### [Brief]
Begin with the first line of the material and write out each line exactly, ending with the line that contains "2, 1.3, 1.3];". Pictures are not part of the copy.
___ Information provided
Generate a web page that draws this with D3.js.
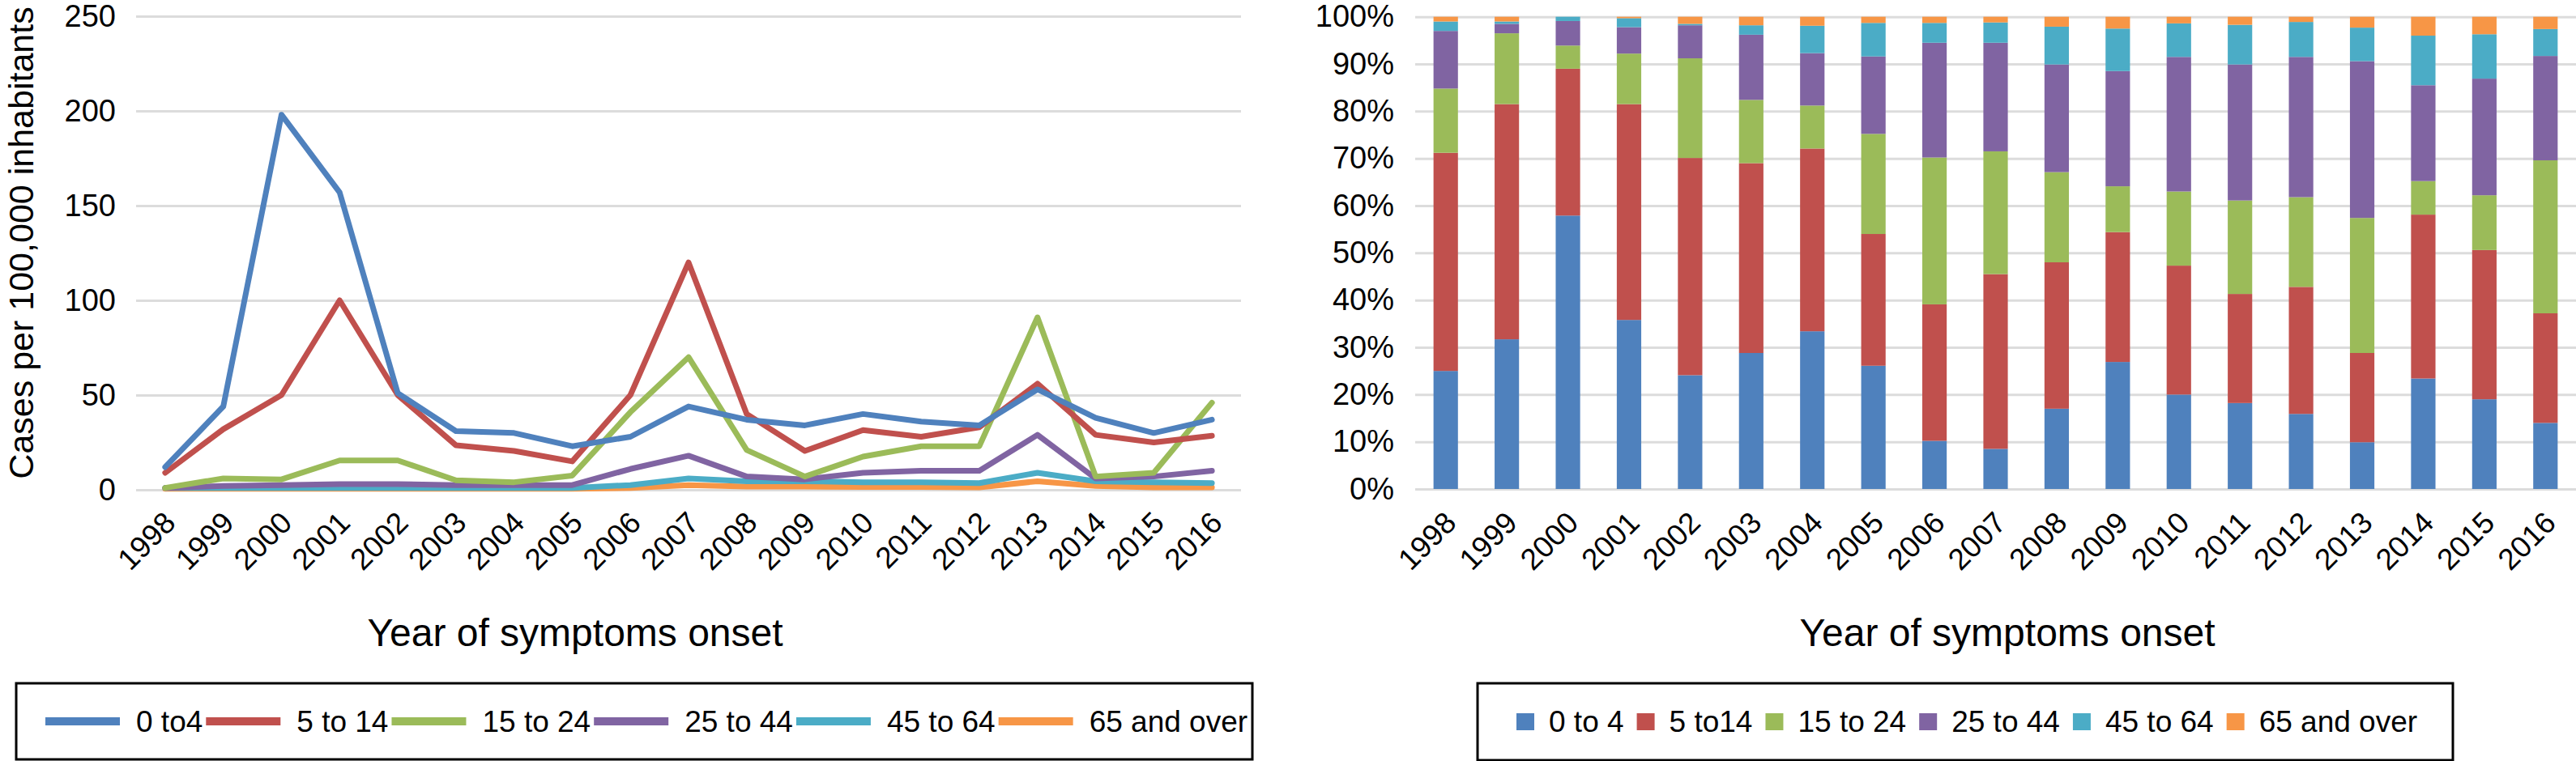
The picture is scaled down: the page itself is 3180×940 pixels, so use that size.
<!DOCTYPE html>
<html>
<head>
<meta charset="utf-8">
<script src="https://cdn.jsdelivr.net/npm/d3@7"></script>
<style>
  body { margin: 0; background: #fff; }
  svg { display: block; font-family: "Liberation Sans", Arial, sans-serif; }
  .grid line { stroke: #dcdcdc; stroke-width: 3; }
  .grid path { display: none; }
  .tick text { fill: #000; }
</style>
</head>
<body>
<svg id="chart" width="3180" height="940"></svg>
<script>
  // categories
  const years = ['1998', '1999', '2000', '2001', '2002', '2003', '2004', '2005', '2006', '2007',
    '2008', '2009', '2010', '2011', '2012', '2013', '2014', '2015', '2016'];
  const groupNamesLine = ['0 to4', '5 to 14', '15 to 24', '25 to 44', '45 to 64', '65 and over'];
  const groupNamesBar = ['0 to 4', '5 to14', '15 to 24', '25 to 44', '45 to 64', '65 and over'];

  // cases per 100,000 inhabitants (left chart)
  const rate0to4 = [12, 44, 198, 157, 51, 31, 30, 23, 28, 44, 37, 34, 40, 36, 34, 53, 38, 30, 37];
  const rate5to14 = [9, 32, 50, 100, 50, 23.5, 20.5, 15, 50, 120, 40, 20.5, 31.5, 28, 33, 56, 29, 25, 28.5];
  const rate15to24 = [1, 6, 5.5, 15.5, 15.5, 5, 4, 7.5, 41, 70, 21, 7, 17.5, 23, 23, 91, 7, 9, 46];
  const rate25to44 = [1, 2, 2.5, 3, 3, 2.5, 2.5, 2.5, 11, 18, 7, 5.5, 9, 10, 10, 29, 6, 7, 10];
  const rate45to64 = [1, 1, 1, 1, 1, 1, 1, 1, 2.5, 6, 4.5, 4.5, 4, 4, 3.5, 9, 4.5, 4, 3.5];
  const rate65over = [0.5, 0.5, 0.5, 0.5, 0.5, 0.5, 0.5, 0.5, 1, 2.5, 1.7, 1.7, 1.5, 1.5, 1.3, 4.5, 2, 1.3, 1.3];

  // share of cases, % (right chart)
  const share0to4 = [25, 31.7, 57.9, 35.8, 24.1, 28.8, 33.4, 26.1, 10.2, 8.5, 17, 26.9, 20, 18.2, 15.9, 9.9, 23.4, 19, 14];
  const share5to14 = [46.2, 49.8, 31.1, 45.7, 46, 40.2, 38.7, 27.9, 28.9, 37, 31, 27.5, 27.3, 23.1, 26.9, 18.9, 34.7, 31.6, 23.2];
  const share15to24 = [13.6, 15, 4.9, 10.7, 21.1, 13.4, 9.1, 21.2, 31.1, 26, 19.1, 9.7, 15.7, 19.8, 19, 28.6, 7.1, 11.6, 32.4];
  const share25to44 = [12.2, 2, 5.2, 5.6, 7, 13.8, 11.1, 16.4, 24.3, 23, 22.8, 24.4, 28.5, 28.8, 29.7, 33.2, 20.3, 24.7, 22.1];
  const share45to64 = [2, 0.5, 0.9, 1.9, 0.3, 2, 5.8, 7.1, 4.2, 4.3, 8, 9, 7.1, 8.4, 7.4, 7.1, 10.5, 9.4, 5.7];
  const share65over = [1, 1, 0, 0.3, 1.5, 1.8, 1.9, 1.3, 1.3, 1.2, 2.1, 2.5, 1.4, 1.7, 1.1, 2.3, 4, 3.7, 2.6];

  // tick labels
  const rateTicks = [0, 50, 100, 150, 200, 250];
  const shareTicks = [0, 10, 20, 30, 40, 50, 60, 70, 80, 90, 100];

  const colors = ['#4f81bd', '#c0504d', '#9bbb59', '#8064a2', '#4bacc6', '#f79646'];

  const svg = d3.select('#chart');
  const rates = [rate0to4, rate5to14, rate15to24, rate25to44, rate45to64, rate65over];
  const shares = [share0to4, share5to14, share15to24, share25to44, share45to64, share65over];

  /*
   * left: line chart
   */
  let L = {left: 168, right: 1532, top: 20, bottom: 605};

  let xL = d3.scaleBand().domain(years).range([L.left, L.right]);
  let yL = d3.scaleLinear().domain([0, 250]).range([L.bottom, L.top]);

  svg.append('g')
    .attr('class', 'grid')
    .attr('transform', 'translate(' + L.left + ',0)')
    .call(d3.axisLeft(yL).tickValues(rateTicks).tickSize(-(L.right - L.left)).tickPadding(25))
    .selectAll('text')
    .style('font-size', '38px');

  let line = d3.line()
    .x(function (d, i) { return xL(years[i]) + xL.bandwidth() / 2; })
    .y(function (d) { return yL(d); });

  // draw from last to first so blue sits on top
  svg.append('g').selectAll('path')
    .data(rates.map(function (r, i) { return {values: r, color: colors[i]}; }).reverse())
    .enter()
    .append('path')
    .attr('d', function (d) { return line(d.values); })
    .attr('fill', 'none')
    .attr('stroke', function (d) { return d.color; })
    .attr('stroke-width', 7)
    .attr('stroke-linejoin', 'round')
    .attr('stroke-linecap', 'round');

  svg.append('g').selectAll('text')
    .data(years)
    .enter()
    .append('text')
    .attr('text-anchor', 'end')
    .attr('transform', function (d) {
      return 'translate(' + (xL(d) + xL.bandwidth() / 2 + 15) + ',648) rotate(-45)';
    })
    .style('font-size', '37px')
    .text(function (d) { return d; });

  svg.append('text')
    .attr('transform', 'translate(41,300) rotate(-90)')
    .attr('text-anchor', 'middle')
    .style('font-size', '43px')
    .text('Cases per 100,000 inhabitants');

  svg.append('text')
    .attr('x', 710)
    .attr('y', 798)
    .attr('text-anchor', 'middle')
    .style('font-size', '48px')
    .text('Year of symptoms onset');

  // legend
  svg.append('rect')
    .attr('x', 20).attr('y', 844).attr('width', 1526).attr('height', 94)
    .attr('fill', 'none').attr('stroke', '#000').attr('stroke-width', 3);

  let lx = 56;
  groupNamesLine.forEach(function (name, i) {
    svg.append('line')
      .attr('x1', lx).attr('x2', lx + 92).attr('y1', 891).attr('y2', 891)
      .attr('stroke', colors[i]).attr('stroke-width', 10);
    let t = svg.append('text')
      .attr('x', lx + 112).attr('y', 891).attr('dy', '0.35em')
      .style('font-size', '37px')
      .text(name);
    lx = lx + 112 + t.node().getComputedTextLength() + 4;
  });

  /*
   * right: 100% stacked bars
   */
  let R = {left: 1747, right: 3180, top: 20.7, bottom: 604};

  let xR = d3.scaleBand().domain(years).range([R.left, R.right]);
  let yR = d3.scaleLinear().domain([0, 100]).range([R.bottom, R.top]);
  let barW = xR.bandwidth() * 0.4;

  svg.append('g')
    .attr('class', 'grid')
    .attr('transform', 'translate(' + R.left + ',0)')
    .call(d3.axisLeft(yR).tickValues(shareTicks).tickSize(-(R.right - R.left))
      .tickPadding(26).tickFormat(function (d) { return d + '%'; }))
    .selectAll('text')
    .style('font-size', '38px');

  let table = years.map(function (y, j) {
    let row = {year: y};
    shares.forEach(function (s, i) { row['g' + i] = s[j]; });
    return row;
  });
  let stack = d3.stack().keys(shares.map(function (s, i) { return 'g' + i; }));

  svg.append('g').selectAll('g')
    .data(stack(table))
    .enter()
    .append('g')
    .attr('fill', function (d, i) { return colors[i]; })
    .selectAll('rect')
    .data(function (d) { return d; })
    .enter()
    .append('rect')
    .attr('x', function (d) { return xR(d.data.year) + (xR.bandwidth() - barW) / 2; })
    .attr('width', barW)
    .attr('y', function (d) { return yR(d[1]); })
    .attr('height', function (d) { return yR(d[0]) - yR(d[1]); });

  svg.append('g').selectAll('text')
    .data(years)
    .enter()
    .append('text')
    .attr('text-anchor', 'end')
    .attr('transform', function (d) {
      return 'translate(' + (xR(d) + xR.bandwidth() / 2 + 15) + ',648) rotate(-45)';
    })
    .style('font-size', '37px')
    .text(function (d) { return d; });

  svg.append('text')
    .attr('x', 2478)
    .attr('y', 798)
    .attr('text-anchor', 'middle')
    .style('font-size', '48px')
    .text('Year of symptoms onset');

  svg.append('rect')
    .attr('x', 1824).attr('y', 844).attr('width', 1204).attr('height', 95)
    .attr('fill', 'none').attr('stroke', '#000').attr('stroke-width', 3);

  let rx = 1872;
  groupNamesBar.forEach(function (name, i) {
    svg.append('rect')
      .attr('x', rx).attr('y', 881).attr('width', 22).attr('height', 21)
      .attr('fill', colors[i]);
    let t = svg.append('text')
      .attr('x', rx + 40).attr('y', 891).attr('dy', '0.35em')
      .style('font-size', '37px')
      .text(name);
    rx = rx + 40 + t.node().getComputedTextLength() + 16;
  });
</script>
</body>
</html>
______
### [Complete response]
Generate a web page that draws this with D3.js.
The picture is scaled down: the page itself is 3180×940 pixels, so use that size.
<!DOCTYPE html>
<html>
<head>
<meta charset="utf-8">
<script src="https://cdn.jsdelivr.net/npm/d3@7"></script>
<style>
  body { margin: 0; background: #fff; }
  svg { display: block; font-family: "Liberation Sans", Arial, sans-serif; }
  .grid line { stroke: #dcdcdc; stroke-width: 3; }
  .grid path { display: none; }
  .tick text { fill: #000; }
</style>
</head>
<body>
<svg id="chart" width="3180" height="940"></svg>
<script>
  // categories
  const years = ['1998', '1999', '2000', '2001', '2002', '2003', '2004', '2005', '2006', '2007',
    '2008', '2009', '2010', '2011', '2012', '2013', '2014', '2015', '2016'];
  const groupNamesLine = ['0 to4', '5 to 14', '15 to 24', '25 to 44', '45 to 64', '65 and over'];
  const groupNamesBar = ['0 to 4', '5 to14', '15 to 24', '25 to 44', '45 to 64', '65 and over'];

  // cases per 100,000 inhabitants (left chart)
  const rate0to4 = [12, 44, 198, 157, 51, 31, 30, 23, 28, 44, 37, 34, 40, 36, 34, 53, 38, 30, 37];
  const rate5to14 = [9, 32, 50, 100, 50, 23.5, 20.5, 15, 50, 120, 40, 20.5, 31.5, 28, 33, 56, 29, 25, 28.5];
  const rate15to24 = [1, 6, 5.5, 15.5, 15.5, 5, 4, 7.5, 41, 70, 21, 7, 17.5, 23, 23, 91, 7, 9, 46];
  const rate25to44 = [1, 2, 2.5, 3, 3, 2.5, 2.5, 2.5, 11, 18, 7, 5.5, 9, 10, 10, 29, 6, 7, 10];
  const rate45to64 = [1, 1, 1, 1, 1, 1, 1, 1, 2.5, 6, 4.5, 4.5, 4, 4, 3.5, 9, 4.5, 4, 3.5];
  const rate65over = [0.5, 0.5, 0.5, 0.5, 0.5, 0.5, 0.5, 0.5, 1, 2.5, 1.7, 1.7, 1.5, 1.5, 1.3, 4.5, 2, 1.3, 1.3];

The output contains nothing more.